Ч. Хаматова (Рита), Т. Харьо (Алеша).
Фото — Jānis Deinats.
Надо сказать, что как фильм, так и новый спектакль, имеют мало отношения к обжигающей и страшной прозе Литвиновой, из которой была заимствована история Риты. Она называется «Обладать и принадлежать („Страна глухих“). Разговоры, подробное описание многих дней, хроники, дневники, попытки, последние прощальные сцены. Посвящается Фаине, попавшей в рай за то, что умела так сильно любить до самой смерти своего Михаила». Вот фрагмент начала: «Ночью она не спала и смотрела в окошко, оттого всегда и простужалась, потому что дуло из щелей. Отсыпалась днем, а днем: все, как грязь, — звонки, кожа, город, если выглянуть, вся пыль видна на поверхности. Жить можно было только ночью».
Текст сродни прозе Петрушевской — по напряжению, притчевости, концентрации деталей и неожиданных поворотов — и ставить его так же трудно, как пьесы Петрушевской. Почему Тодоровский и предпочел рассказать всего лишь печальную историю о жертвах бандитских девяностых, а Херманис, неожиданно получив в свою труппу такую актрису, как Хаматова, решил показать ее сегодняшнюю в предлагаемых обстоятельствах. Позволил ей попрощаться с прошлым. Ведь для нее это очень личная история: в финале Рита надевает рыжий парик, как на экране, но до чего же она не похожа на ту девочку, которая вместе с героиней Дины Корзун идет по Новому Арбату! И где теперь Корзун: она вместе с мужем двинулась в обратном — по сравнению с волной эмиграции — направлении и вернулась в Россию, чтобы уберечь детей от тлетворного влияния запада. «Я полтора года не разговаривала с ней — мы теперь вряд ли поймем друг друга».

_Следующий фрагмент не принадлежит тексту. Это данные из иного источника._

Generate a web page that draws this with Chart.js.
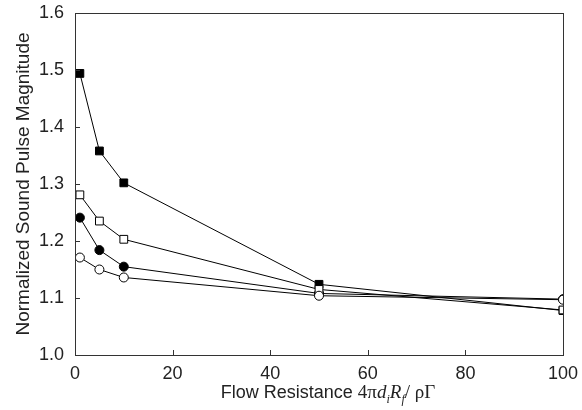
<!DOCTYPE html>
<html>
<head>
<meta charset="utf-8">
<script src="https://cdn.jsdelivr.net/npm/chart.js@4"></script>
<style>
  html, body { margin: 0; padding: 0; background: #fff; }
  #wrap { width: 582px; height: 410px; }
</style>
</head>
<body>
<div id="wrap"><canvas id="myChart"></canvas></div>
<script>
"use strict";

// values
const flowResistance = [1, 5, 10, 50, 100];
const filledSquares = [1.494, 1.358, 1.302, 1.124, 1.078];
const openSquares = [1.281, 1.235, 1.203, 1.115, 1.079];
const filledCircles = [1.241, 1.184, 1.155, 1.108, 1.098];
const openCircles = [1.171, 1.150, 1.136, 1.104, 1.097];
const xTicks = [0, 20, 40, 60, 80, 100];
const yTicks = [1.0, 1.1, 1.2, 1.3, 1.4, 1.5, 1.6];

const FONT = "'Liberation Sans', Arial, sans-serif";
const SERIF = "'Liberation Serif', 'Times New Roman', serif";

function toPoints(ys) {
    return flowResistance.map((x, i) => ({ x: x, y: ys[i] }));
}

function series(ys, style, filled, radius, order) {
    return {
        data: toPoints(ys),
        borderColor: "#000",
        borderWidth: 1,
        pointStyle: style,
        pointRadius: radius,
        pointBackgroundColor: filled ? "#000" : "#fff",
        pointBorderColor: "#000",
        pointBorderWidth: 1,
        order: order
    };
}

// frame, inward ticks and the mixed-font x axis title
const framePlugin = {
    id: "frame",
    afterDraw(chart) {
        const c = chart.ctx;
        const a = chart.chartArea;
        const xs = chart.scales.x;
        const ys = chart.scales.y;
        c.save();
        c.strokeStyle = "#333";
        c.lineWidth = 1;
        c.strokeRect(a.left + 0.5, a.top + 0.5, a.right - a.left, a.bottom - a.top);
        c.beginPath();
        xTicks.forEach(v => {
            const px = Math.round(xs.getPixelForValue(v)) + 0.5;
            c.moveTo(px, a.bottom);
            c.lineTo(px, a.bottom - 5);
        });
        yTicks.forEach(v => {
            const py = Math.round(ys.getPixelForValue(v)) + 0.5;
            c.moveTo(a.left, py);
            c.lineTo(a.left + 5, py);
        });
        c.stroke();

        // x title: Flow Resistance 4πd_i R_f / ρΓ
        const parts = [
            { t: "Flow Resistance ", f: "18px " + FONT, dy: 0 },
            { t: "4π", f: "19px " + SERIF, dy: 0 },
            { t: "d", f: "italic 19px " + SERIF, dy: 0 },
            { t: "i", f: "italic 12px " + SERIF, dy: 5 },
            { t: "R", f: "italic 19px " + SERIF, dy: 0 },
            { t: "f", f: "italic 12px " + SERIF, dy: 5 },
            { t: "/ ", f: "19px " + SERIF, dy: 0 },
            { t: "ρΓ", f: "19px " + SERIF, dy: 0 }
        ];
        let total = 0;
        parts.forEach(p => { c.font = p.f; p.w = c.measureText(p.t).width; total += p.w; });
        let x = (a.left + a.right) / 2 + 9 - total / 2;
        const base = 398;
        c.fillStyle = "#222";
        c.textBaseline = "alphabetic";
        c.textAlign = "left";
        parts.forEach(p => {
            c.font = p.f;
            c.fillText(p.t, x, base + p.dy);
            x += p.w;
        });
        c.restore();
    }
};

const data = {
    datasets: [
        series(openCircles, "circle", false, 4.5, 1),
        series(openSquares, "rect", false, 5.5, 2),
        series(filledCircles, "circle", true, 4.5, 3),
        series(filledSquares, "rect", true, 5.5, 4)
    ]
};

const config = {
    type: "line",
    data: data,
    options: {
        responsive: true,
        maintainAspectRatio: false,
        animation: false,
        layout: { padding: { top: 13, right: 19, left: 0, bottom: 0 } },
        plugins: {
            legend: { display: false },
            tooltip: { enabled: false }
        },
        scales: {
            x: {
                type: "linear",
                min: 0,
                max: 100,
                afterBuildTicks: s => { s.ticks = xTicks.map(v => ({ value: v })); },
                afterFit: s => { s.height = 55; s.paddingLeft = 0; s.paddingRight = 0; },
                grid: { display: false, drawTicks: false },
                border: { display: false },
                ticks: {
                    padding: 8,
                    color: "#222",
                    font: { family: FONT, size: 18 }
                }
            },
            y: {
                type: "linear",
                min: 1.0,
                max: 1.6,
                afterBuildTicks: s => { s.ticks = yTicks.map(v => ({ value: v })); },
                afterFit: s => { s.width = 75; s.paddingTop = 0; s.paddingBottom = 0; },
                grid: { display: false, drawTicks: false },
                border: { display: false },
                ticks: {
                    padding: 11,
                    color: "#222",
                    font: { family: FONT, size: 18 },
                    callback: v => Number(v).toFixed(1)
                },
                title: {
                    display: true,
                    text: "Normalized Sound Pulse Magnitude",
                    color: "#222",
                    font: { family: FONT, size: 19 },
                    padding: { top: 12, bottom: 0 }
                }
            }
        }
    },
    plugins: [framePlugin]
};

let myChart = new Chart(document.getElementById("myChart").getContext("2d"), config);
</script>
</body>
</html>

Ч. Хаматова (Рита), К. Крузе (Яя).
Фото — Jānis Deinats.
Снова вспомним блистательный текст Ренаты: «Рано-рано утром она уже была в Москве, но как после войны вернулась совсем не такая, какая уезжала». Все другие и все другое. Панорама Москвы, в фильме еще бедная, пустынная и продуваемая всеми ветрами, стала роскошной, кричащей о своем богатстве. Бандиты превратились в респектабельных господ. Чулпан живет в Риге и играет спектакль на латышском языке. «Nekad», — никогда — спокойно отвечает ее Рита на вопрос Яи о том, когда же они наконец попадут в вожделенную страну глухих. Но на экране уже не кадры фильма, а просто нежные женские руки. И в финале две женщины по-прежнему стоят, прижавшись друг к другу на авансцене, и посылают куда-то в пространство пасы руками — может, если их и не услышат, то увидят? И все-таки что-то поймут?